The portal will offer a tailored Skills Assessment; developed by PwC, to help users determine which coursework best fits their goals.
“In our dynamic world, technology has opened up many avenues for growth. However, we are also seeing how innovations such as artificial intelligence and automation can impact the workforce. It is important for all of us to recognise that without the talent we need, none of us would be successful,” said Chuck Robbins, chairman and CEO, Cisco.
“This initiative brings together the capabilities and strengths of all of our companies to help educate the high-skilled workers needed for jobs now and into the future. It is our obligation to make sure that people with jobs across every industry are given the means to learn new skills and remain competitive.”

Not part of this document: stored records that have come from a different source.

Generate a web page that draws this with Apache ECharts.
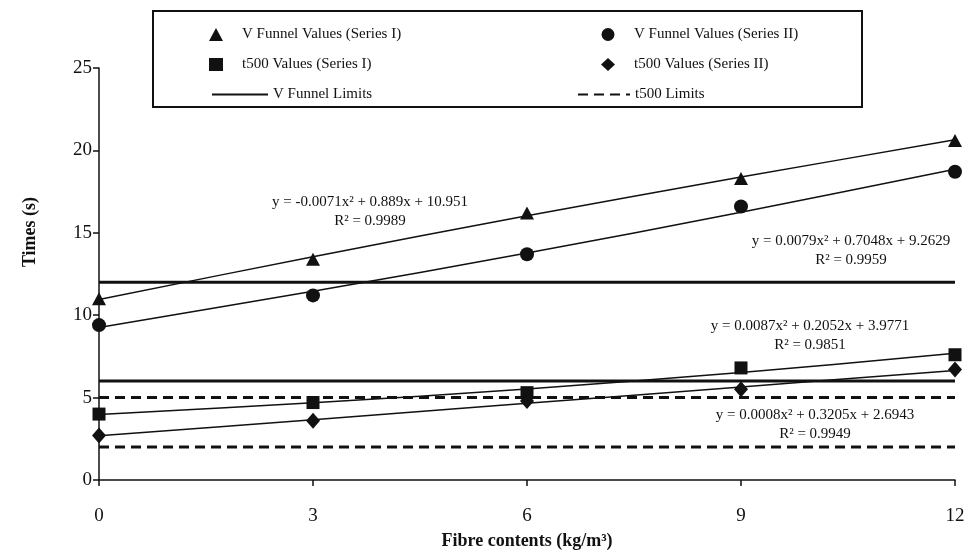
<!DOCTYPE html>
<html>
<head>
<meta charset="utf-8">
<script src="https://cdn.jsdelivr.net/npm/echarts@6/dist/echarts.min.js"></script>
<style>
  html, body { margin: 0; padding: 0; background: #fff; }
  #chart { width: 973px; height: 550px; }
</style>
</head>
<body>
<div id="chart"></div>
<script>
// fibre contents (kg/m3)
var fibre = [0, 3, 6, 9, 12];
// measured times (s)
var vfSeries1 = [11.0, 13.4, 16.2, 18.3, 20.6];
var vfSeries2 = [9.4, 11.2, 13.7, 16.6, 18.7];
var t5Series1 = [4.0, 4.7, 5.3, 6.8, 7.6];
var t5Series2 = [2.7, 3.6, 4.8, 5.5, 6.7];
// trend lines
var vfTrend1 = [10.95, 13.55, 16.03, 18.38, 20.64];
var vfTrend2 = [9.26, 11.45, 13.77, 16.25, 18.86];
var t5Trend1 = [3.98, 4.69, 5.52, 6.52, 7.69];
var t5Trend2 = [2.69, 3.66, 4.65, 5.64, 6.65];
// limits
var vfLimits = [12, 6];
var t5Limits = [5, 2];
// equations
var equations = [
  ["y = -0.0071x² + 0.889x + 10.951", "R² = 0.9989"],
  ["y = 0.0079x² + 0.7048x + 9.2629", "R² = 0.9959"],
  ["y = 0.0087x² + 0.2052x + 3.9771", "R² = 0.9851"],
  ["y = 0.0008x² + 0.3205x + 2.6943", "R² = 0.9949"]
];

var font = "Liberation Serif";
var ink = "#111";

function pairs(ys) {
  return fibre.map(function (x, i) { return [x, ys[i]]; });
}

var myChart = echarts.init(document.getElementById("chart"));

var series = [];
function scatter(name, ys, symbol, size) {
  series.push({
    name: name,
    type: "scatter",
    data: pairs(ys),
    symbol: symbol,
    symbolSize: size,
    itemStyle: { color: ink, opacity: 1 },
    z: 5
  });
}
function trend(ys) {
  series.push({
    name: "trend",
    type: "line",
    data: pairs(ys),
    smooth: 0.3,
    symbol: "none",
    color: ink,
    lineStyle: { color: ink, width: 1.5 },
    z: 3
  });
}
scatter("V Funnel Values (Series I)", vfSeries1, "triangle", [14, 13]);
scatter("V Funnel Values (Series II)", vfSeries2, "circle", 14);
scatter("t500 Values (Series I)", t5Series1, "rect", 13);
scatter("t500 Values (Series II)", t5Series2, "diamond", [14, 16]);
trend(vfTrend1);
trend(vfTrend2);
trend(t5Trend1);
trend(t5Trend2);

vfLimits.forEach(function (v) {
  series.push({
    name: "V Funnel Limits",
    type: "line",
    data: [[fibre[0], v], [fibre[fibre.length - 1], v]],
    symbol: "none",
    color: ink,
    lineStyle: { color: ink, width: 3 },
    z: 2
  });
});
t5Limits.forEach(function (v) {
  series.push({
    name: "t500 Limits",
    type: "line",
    data: [[fibre[0], v], [fibre[fibre.length - 1], v]],
    symbol: "none",
    color: ink,
    lineStyle: { color: ink, width: 3, type: [10, 6] },
    z: 2
  });
});

// equation labels
var eqPos = [[370, 193], [851, 232], [810, 317], [815, 406]];
var graphics = [
  {
    type: "rect",
    shape: { x: 153, y: 11, width: 709, height: 96 },
    style: { fill: "none", stroke: ink, lineWidth: 2 },
    silent: true
  },
  {
    type: "text",
    x: 30, y: 232, rotation: Math.PI / 2,
    style: {
      text: "Times (s)", font: "bold 18px " + font, fill: ink,
      textAlign: "center", textVerticalAlign: "middle"
    }
  }
];
equations.forEach(function (eq, i) {
  graphics.push({
    type: "text",
    x: eqPos[i][0], y: eqPos[i][1],
    style: {
      text: eq[0] + "\n" + eq[1], font: "15px " + font, fill: ink,
      textAlign: "center", textVerticalAlign: "top", lineHeight: 19
    },
    z: 10
  });
});

var markerText = { fontFamily: font, fontSize: 15, color: ink, padding: [0, 0, 0, 14] };
var lineText = { fontFamily: font, fontSize: 15, color: ink };

var option = {
  animation: false,
  textStyle: { fontFamily: font },
  grid: { left: 99, right: 18, top: 68, bottom: 70, containLabel: false, outerBoundsMode: "none" },
  legend: [
    {
      data: ["V Funnel Values (Series I)", "t500 Values (Series I)"],
      orient: "vertical", left: 204, top: 22,
      itemWidth: 14, itemHeight: 13, itemGap: 15,
      textStyle: markerText
    },
    {
      data: ["V Funnel Values (Series II)", "t500 Values (Series II)"],
      orient: "vertical", left: 596, top: 22,
      itemWidth: 14, itemHeight: 13, itemGap: 15,
      textStyle: markerText
    },
    {
      data: ["V Funnel Limits"],
      left: 206, top: 82, itemWidth: 56, itemHeight: 14,
      itemStyle: { opacity: 0 },
      textStyle: lineText
    },
    {
      data: ["t500 Limits"],
      left: 572, top: 82, itemWidth: 52, itemHeight: 14,
      itemStyle: { opacity: 0 },
      textStyle: lineText
    }
  ],
  xAxis: {
    type: "value",
    min: 0, max: 12, interval: 3,
    name: "Fibre contents (kg/m³)",
    nameLocation: "middle",
    nameGap: 52,
    nameTextStyle: { fontFamily: font, fontSize: 18, fontWeight: "bold", color: ink },
    axisLine: { lineStyle: { color: ink, width: 1.5 } },
    axisTick: { inside: false, length: 6, lineStyle: { color: ink, width: 1.5 } },
    axisLabel: { fontFamily: font, fontSize: 19, color: ink, margin: 27 },
    splitLine: { show: false }
  },
  yAxis: {
    type: "value",
    min: 0, max: 25, interval: 5,
    axisLine: { show: true, lineStyle: { color: ink, width: 1.5 } },
    axisTick: { show: true, length: 6, lineStyle: { color: ink, width: 1.5 } },
    axisLabel: { fontFamily: font, fontSize: 19, color: ink, margin: 7 },
    splitLine: { show: false }
  },
  graphic: graphics,
  series: series
};
myChart.setOption(option);
</script>
</body>
</html>
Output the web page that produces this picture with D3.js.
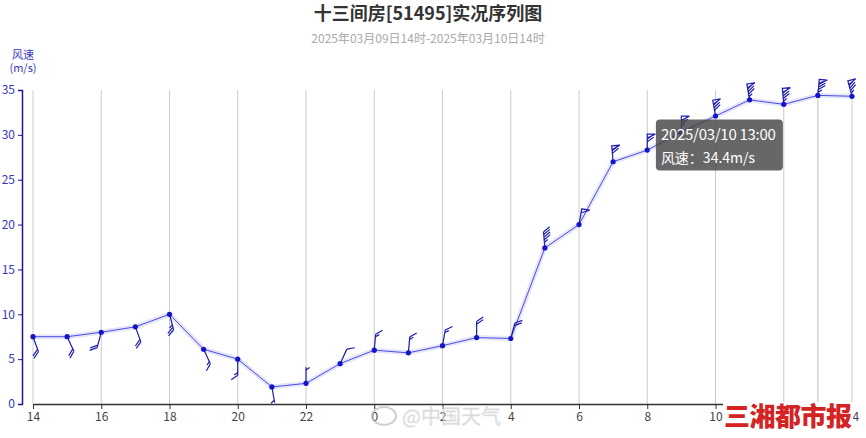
<!DOCTYPE html>
<html><head><meta charset="utf-8">
<script src="https://cdn.jsdelivr.net/npm/d3@7/dist/d3.min.js"></script>
<style>
body{margin:0;background:#fff;}
svg{display:block;font-family:"Noto Sans CJK SC","Noto Sans",sans-serif;}
</style>
</head><body>
<svg id="c" width="866" height="438"></svg>
<script>
// ---- data ----
const titleText = "十三间房[51495]实况序列图";
const subtitleText = "2025年03月09日14时-2025年03月10日14时";
const hourLabels = ["14","15","16","17","18","19","20","21","22","23","0","1","2","3","4","5","6","7","8","9","10","11","12","13","14"];
const timeLabels = ["2025/03/09 14:00","2025/03/09 15:00","2025/03/09 16:00","2025/03/09 17:00","2025/03/09 18:00","2025/03/09 19:00","2025/03/09 20:00","2025/03/09 21:00","2025/03/09 22:00","2025/03/09 23:00","2025/03/10 00:00","2025/03/10 01:00","2025/03/10 02:00","2025/03/10 03:00","2025/03/10 04:00","2025/03/10 05:00","2025/03/10 06:00","2025/03/10 07:00","2025/03/10 08:00","2025/03/10 09:00","2025/03/10 10:00","2025/03/10 11:00","2025/03/10 12:00","2025/03/10 13:00","2025/03/10 14:00"];
const windSpeed = [7.5,7.5,8.0,8.6,10.0,6.1,5.0,1.9,2.3,4.5,6.0,5.7,6.5,7.4,7.3,17.4,20.0,27.0,28.3,30.3,32.1,33.9,33.4,34.4,34.3];
const windDir = [160,155,195,160,165,155,180,170,0,25,5,5,10,0,15,355,10,355,0,0,350,350,355,5,345];
const xTickIdx = [0,2,4,6,8,10,12,14,16,18,20,22,24];
const yTicks = [0,5,10,15,20,25,30,35];
const yName = ["风速","(m/s)"];
const tooltipIdx = 23;
const watermarkA = "@中国天气";
const watermarkB = "三湘都市报";

// ---- chart ----
const svg = d3.select("#c");
const x = d3.scaleLinear().domain([0, 24]).range([33, 852]);
const y = d3.scaleLinear().domain([0, 35]).range([404, 90]);

svg.append("text").attr("x", 428).attr("y", 20).attr("text-anchor","middle")
  .attr("font-size", 18).attr("font-weight", "bold").attr("fill", "#333").text(titleText);
svg.append("text").attr("x", 428).attr("y", 43).attr("text-anchor","middle")
  .attr("font-size", 12).attr("fill", "#aaa").text(subtitleText);

// vertical grid lines
svg.append("g").selectAll("line").data(xTickIdx).join("line")
  .attr("x1", d => x(d)).attr("x2", d => x(d)).attr("y1", y(35)).attr("y2", y(0))
  .attr("stroke", "#ccc").attr("stroke-width", 1);
// tooltip axis pointer
svg.append("line").attr("x1", x(tooltipIdx)).attr("x2", x(tooltipIdx)).attr("y1", y(35)).attr("y2", y(0))
  .attr("stroke", "#bbb").attr("stroke-width", 1);

// y axis
const yAxis = svg.append("g").attr("transform", "translate(22,0)")
  .call(d3.axisLeft(y).tickValues(yTicks).tickSize(4).tickPadding(3));
yAxis.select(".domain").attr("stroke", "#1a1a8c").attr("stroke-width", 1.5);
yAxis.selectAll(".tick line").attr("stroke", "#1a1a8c");
yAxis.selectAll(".tick text").attr("fill", "#3838b8").attr("font-size", 12)
  .attr("font-family", '"Noto Sans CJK SC",sans-serif');
svg.append("text").attr("x", 23).attr("y", 59).attr("text-anchor","middle")
  .attr("font-size", 11).attr("fill", "#3838b8").text(yName[0]);
svg.append("text").attr("x", 23).attr("y", 72).attr("text-anchor","middle")
  .attr("font-size", 11).attr("fill", "#3838b8").text(yName[1]);

// x axis
const xAxis = svg.append("g").attr("transform", `translate(0,${y(0)})`)
  .call(d3.axisBottom(x).tickValues(xTickIdx).tickFormat(i => hourLabels[i]).tickSize(5).tickSizeOuter(0).tickPadding(3));
xAxis.select(".domain").attr("stroke", "#333").attr("stroke-width", 1.5);
xAxis.selectAll(".tick line").attr("stroke", "#333");
xAxis.selectAll(".tick text").attr("fill", "#444").attr("font-size", 12)
  .attr("font-family", '"Noto Sans CJK SC",sans-serif');

// line
const pts = windSpeed.map((v, i) => [x(i), y(v)]);
const lineGen = d3.line();
svg.append("path").attr("d", lineGen(pts)).attr("fill", "none")
  .attr("stroke", "#dcdcf6").attr("stroke-width", 5).attr("stroke-linejoin","round").attr("opacity", 0.7);
svg.append("path").attr("d", lineGen(pts)).attr("fill", "none")
  .attr("stroke", "#4b4be6").attr("stroke-width", 1);

// wind barbs
function barb(px, py, v, deg) {
  const L = 16, FL = 8, SP = 2.6, PW = 4;
  const t = deg * Math.PI / 180;
  const dx = Math.sin(t), dy = -Math.cos(t);
  const rx = Math.cos(t), ry = Math.sin(t);
  const a = 35 * Math.PI / 180;
  const fx = rx * Math.cos(a) + dx * Math.sin(a), fy = ry * Math.cos(a) + dy * Math.sin(a);
  const tx = px + L * dx, ty = py + L * dy;
  let p = `M${px},${py}L${tx},${ty}`;
  let n = Math.round(v / 2) * 2;
  const pen = Math.floor(n / 20); n -= pen * 20;
  const full = Math.floor(n / 4); n -= full * 4;
  const half = n >= 2 ? 1 : 0;
  let s = 0;
  for (let k = 0; k < pen; k++) {
    const x0 = tx - s * dx, y0 = ty - s * dy;
    const x1 = tx - (s + PW) * dx, y1 = ty - (s + PW) * dy;
    p += `M${x0},${y0}L${x0 + FL * rx},${y0 + FL * ry}L${x1},${y1}Z`;
    s += PW + 1;
  }
  for (let k = 0; k < full; k++) {
    const x0 = tx - s * dx, y0 = ty - s * dy;
    p += `M${x0},${y0}L${x0 + FL * fx},${y0 + FL * fy}`;
    s += SP;
  }
  if (half) {
    if (s === 0) s = SP;
    const x0 = tx - s * dx, y0 = ty - s * dy;
    p += `M${x0},${y0}L${x0 + FL * 0.55 * fx},${y0 + FL * 0.55 * fy}`;
  }
  return p;
}
svg.append("g").selectAll("path").data(windSpeed).join("path")
  .attr("d", (v, i) => barb(x(i), y(v), v, windDir[i]))
  .attr("fill", "none").attr("stroke", "#1c1cb0").attr("stroke-width", 1.2).attr("stroke-linejoin","miter");

// points
svg.append("g").selectAll("circle").data(windSpeed).join("circle")
  .attr("cx", (v, i) => x(i)).attr("cy", v => y(v)).attr("r", 2.6).attr("fill", "#1414c8");

// tooltip
const tx0 = x(tooltipIdx) - 162, ty0 = y(windSpeed[tooltipIdx]) + 24;
const tip = svg.append("g").attr("transform", `translate(${tx0},${ty0})`);
tip.append("rect").attr("width", 127).attr("height", 51).attr("rx", 4)
  .attr("fill", "rgba(70,70,70,0.82)");
tip.append("text").attr("x", 5).attr("y", 21).attr("font-size", 15).attr("fill", "#fff")
  .attr("textLength", 115).text(timeLabels[tooltipIdx]);
tip.append("text").attr("x", 5).attr("y", 44).attr("font-size", 14).attr("fill", "#fff")
  .text("风速：" + windSpeed[tooltipIdx] + "m/s");

// watermarks
const wm = svg.append("g").attr("opacity", 0.7);
wm.append("ellipse").attr("cx", 384).attr("cy", 416).attr("rx", 12).attr("ry", 9)
  .attr("fill", "none").attr("stroke", "#bbb").attr("stroke-width", 2);
wm.append("text").attr("x", 402).attr("y", 424).attr("font-size", 20).attr("fill", "#c4c4c4")
  .attr("stroke", "#e0e0e0").attr("stroke-width", 0.6).text(watermarkA);
svg.append("rect").attr("x", 723).attr("y", 402).attr("width", 130).attr("height", 28).attr("fill", "#fff");
svg.append("text").attr("x", 788).attr("y", 426).attr("text-anchor","middle").attr("font-size", 26)
  .attr("font-weight", 900).attr("fill", "#d42323").attr("textLength", 128).text(watermarkB);
</script>
</body></html>
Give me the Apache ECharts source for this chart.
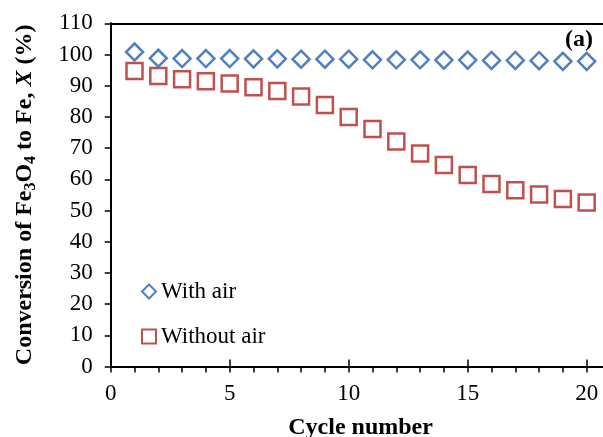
<!DOCTYPE html>
<html>
<head>
<meta charset="utf-8">
<script src="https://cdn.jsdelivr.net/npm/echarts@6/dist/echarts.min.js"></script>
<style>
  html, body { margin: 0; padding: 0; background: #fff; }
  #chart { width: 603px; height: 437px; }
</style>
</head>
<body>
<div id="chart"></div>
<script>
// Data
const cycles = [1, 2, 3, 4, 5, 6, 7, 8, 9, 10, 11, 12, 13, 14, 15, 16, 17, 18, 19, 20];
const withAir = [100.8, 98.8, 98.7, 98.7, 98.7, 98.6, 98.6, 98.5, 98.5, 98.5, 98.3, 98.3, 98.3, 98.2, 98.2, 98.1, 98.1, 98.0, 97.8, 97.8];
const withoutAir = [94.7, 93.1, 92.1, 91.4, 90.7, 89.5, 88.3, 86.5, 83.8, 80.0, 76.1, 72.1, 68.3, 64.6, 61.4, 58.5, 56.5, 55.1, 53.7, 52.6];
const seriesNames = ['With air', 'Without air'];
const xLabels = [0, 5, 10, 15, 20];

const FONT = '"Liberation Serif", "Times New Roman", serif';
const BLUE = '#4F81BD';
const RED = '#C0504D';

const chart = echarts.init(document.getElementById('chart'), null, { renderer: 'canvas' });

const pairs = (ys) => cycles.map((c, i) => [c, ys[i]]);

chart.setOption({
  animation: false,
  backgroundColor: '#fff',
  grid: { left: 110.7, top: 23.3, right: -7.5, bottom: 70.5, containLabel: false, outerBoundsMode: 'none' },
  xAxis: [
    {
      type: 'value', position: 'bottom', min: 0, max: 21, interval: 1,
      axisLine: { lineStyle: { color: '#000', width: 2 } },
      axisTick: { show: true, inside: false, length: 6, lineStyle: { color: '#000', width: 1.5 } },
      axisLabel: {
        margin: 16, color: '#000', fontFamily: FONT, fontSize: 23,
        formatter: (v) => xLabels.includes(v) ? String(v) : ''
      },
      splitLine: { show: false },
      name: 'Cycle number', nameLocation: 'middle', nameGap: 49,
      nameTextStyle: { color: '#000', fontFamily: FONT, fontSize: 24, fontWeight: 'bold' }
    },
    {
      type: 'value', position: 'bottom', min: 0, max: 21, interval: 5,
      axisLine: { show: false },
      axisTick: { show: true, inside: true, length: 7, lineStyle: { color: '#000', width: 1.5 } },
      axisLabel: { show: false },
      splitLine: { show: false }
    },
    {
      type: 'value', position: 'top', min: 0, max: 21,
      axisLine: { lineStyle: { color: '#000', width: 2 } },
      axisTick: { show: false },
      axisLabel: { show: false },
      splitLine: { show: false }
    }
  ],
  yAxis: {
    type: 'value', min: 0, max: 110, interval: 10,
    axisLine: { show: true, lineStyle: { color: '#000', width: 2 } },
    axisTick: { show: true, inside: false, length: 6, lineStyle: { color: '#000', width: 1.5 } },
    axisLabel: { margin: 18, color: '#000', fontFamily: FONT, fontSize: 23 },
    splitLine: { show: false },
    name: '{b|Conversion of Fe}{s|3}{b|O}{s|4}{b| to Fe, }{i|X}{b| (%)}',
    nameLocation: 'middle', nameRotate: 90, nameGap: 72,
    nameTextStyle: {
      color: '#000',
      rich: {
        b: { fontFamily: FONT, fontSize: 24, fontWeight: 'bold', color: '#000', lineHeight: 28, verticalAlign: 'middle' },
        i: { fontFamily: FONT, fontSize: 24, fontWeight: 'bold', fontStyle: 'italic', color: '#000', lineHeight: 28, verticalAlign: 'middle' },
        s: { fontFamily: FONT, fontSize: 16, fontWeight: 'bold', color: '#000', lineHeight: 16, verticalAlign: 'bottom', padding: [12, 0, 0, 0] }
      }
    }
  },
  legend: {
    orient: 'vertical', left: 141, top: 280, itemGap: 22, padding: 0,
    itemWidth: 14, itemHeight: 14,
    textStyle: { color: '#000', fontFamily: FONT, fontSize: 23 },
    data: [
      { name: seriesNames[0], icon: 'diamond', itemStyle: { color: '#fff', borderColor: BLUE, borderWidth: 2 } },
      { name: seriesNames[1], icon: 'rect', itemStyle: { color: '#fff', borderColor: RED, borderWidth: 2 } }
    ]
  },
  graphic: [
    {
      type: 'text', left: 565, top: 28,
      style: { text: '(a)', fill: '#000', font: 'bold 24px ' + FONT }
    }
  ],
  series: [
    {
      name: seriesNames[0], type: 'scatter', data: pairs(withAir),
      symbol: 'diamond', symbolSize: 17,
      itemStyle: { color: '#fff', borderColor: BLUE, borderWidth: 2.5, opacity: 1 },
      z: 3
    },
    {
      name: seriesNames[1], type: 'scatter', data: pairs(withoutAir),
      symbol: 'rect', symbolSize: 16,
      itemStyle: { color: 'rgba(255,255,255,0)', borderColor: RED, borderWidth: 2.5, opacity: 1 },
      z: 2
    }
  ]
});

window.addEventListener('resize', () => chart.resize());
</script>
</body>
</html>
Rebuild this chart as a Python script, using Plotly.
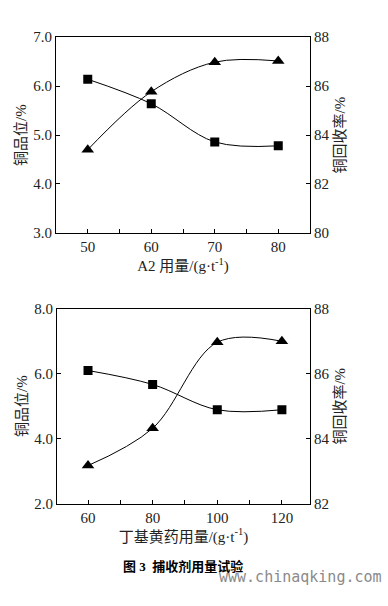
import plotly.graph_objects as go

# Top panel: A2 dosage
a2_dose = [50, 60, 70, 80]
a2_grade = [6.14, 5.64, 4.86, 4.78]
a2_recovery = [83.4, 85.77, 86.98, 87.03]

# Bottom panel: butyl xanthate dosage
bx_dose = [60, 80, 100, 120]
bx_grade = [6.1, 5.67, 4.89, 4.89]
bx_recovery = [83.17, 84.32, 86.97, 87.0]

title_top_x = "A2 用量/(g·t<sup>-1</sup>)"
title_bot_x = "丁基黄药用量/(g·t<sup>-1</sup>)"
title_left = "铜品位/%"
title_right = "铜回收率/%"
caption = "<b>图 3  捕收剂用量试验</b>"
watermark = "www.chinaqking.com"

FONT = "'Liberation Serif', 'Noto Sans CJK SC', serif"
line = dict(color="black", width=1, shape="spline", smoothing=1.0)
sq = dict(symbol="square", size=9, color="black")
tri = dict(symbol="triangle-up", size=11, color="black")

fig = go.Figure()
fig.add_trace(go.Scatter(x=a2_dose, y=a2_grade, mode="lines+markers", line=line, marker=sq, xaxis="x", yaxis="y"))
fig.add_trace(go.Scatter(x=a2_dose, y=a2_recovery, mode="lines+markers", line=line, marker=tri, xaxis="x", yaxis="y2"))
fig.add_trace(go.Scatter(x=bx_dose, y=bx_grade, mode="lines+markers", line=line, marker=sq, xaxis="x2", yaxis="y3"))
fig.add_trace(go.Scatter(x=bx_dose, y=bx_recovery, mode="lines+markers", line=line, marker=tri, xaxis="x2", yaxis="y4"))

ax_common = dict(showline=True, linecolor="black", linewidth=1, showgrid=False, zeroline=False,
                 ticks="inside", ticklen=4, tickcolor="black",
                 tickfont=dict(family=FONT, size=15, color="#222"))
tf = dict(family=FONT, size=15, color="#222")

W, H = 388, 606
top_y = [1 - 231 / H, 1 - 30 / H]
bot_y = [1 - 509 / H, 1 - 309 / H]
top_x = [56 / W, 310 / W]
bot_x = [57 / W, 310 / W]

fig.update_layout(
    width=W, height=H, showlegend=False,
    margin=dict(l=0, r=0, t=0, b=0),
    paper_bgcolor="white", plot_bgcolor="white",
    xaxis=dict(**ax_common, domain=top_x, anchor="y", range=[45, 85], tickvals=[50, 60, 70, 80],
               minor=dict(tickvals=[55, 65, 75], ticks="inside", ticklen=4, tickcolor="black"),
               mirror=True, title=dict(text=title_top_x, font=tf, standoff=6)),
    yaxis=dict(**ax_common, domain=top_y, anchor="x", range=[3, 7], tickvals=[3, 4, 5, 6, 7],
               tickformat=".1f", title=dict(text=title_left, font=tf, standoff=2)),
    yaxis2=dict(**ax_common, overlaying="y", side="right", anchor="x", range=[80, 88],
                tickvals=[80, 82, 84, 86, 88], title=dict(text=title_right, font=tf, standoff=6)),
    xaxis2=dict(**ax_common, domain=bot_x, anchor="y3", range=[50.4, 128.7], tickvals=[60, 80, 100, 120],
                minor=dict(tickvals=[70, 90, 110], ticks="inside", ticklen=4, tickcolor="black"),
                mirror=True, title=dict(text=title_bot_x, font=tf, standoff=6)),
    yaxis3=dict(**ax_common, domain=bot_y, anchor="x2", range=[2, 8], tickvals=[2, 4, 6, 8],
                tickformat=".1f", title=dict(text=title_left, font=tf, standoff=2)),
    yaxis4=dict(**ax_common, overlaying="y3", side="right", anchor="x2", range=[82, 88],
                tickvals=[82, 84, 86, 88], title=dict(text=title_right, font=tf, standoff=6)),
    annotations=[
        dict(text=caption, x=183 / W, y=1 - 583 / H, xref="paper", yref="paper",
             showarrow=False, font=dict(family=FONT, size=13, color="black")),
        dict(text=watermark, x=384 / W, y=1 - 596 / H, xref="paper", yref="paper", xanchor="right",
             showarrow=False, font=dict(family="'DejaVu Sans Mono', monospace", size=15, color="#8a8a8a")),
    ],
)

fig.write_html("out.html", config={"displayModeBar": False},
               post_script="document.body.style.margin='0';document.body.style.overflow='hidden';")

The initiative aims to reach one million people around the world by January 2021.
“Technology is both the tool and the canvas and carries the huge promise of improving how we live and work. The counter side, however, is some degree of wariness by those who fear it disrupting their livelihoods, which is both understandable and expected,” said Michael Gregoire, CEO of CA Technologies.
“We are focused on a large-scale, proactive solution that encourages continuing education to empower and inspire today’s and tomorrow’s workforce. We must engage with technology in a way that creates new opportunities, both at an individual level and in the aggregate.”
Pegasystems CEO Alan Trefler added: “Throughout history, we’ve seen technological advancement bring both opportunities and challenges as society adapts. With technology so central to how we live and work today, it’s critical that we enable people to acquire the skills required to be successful and to help society move forward in a positive direction.”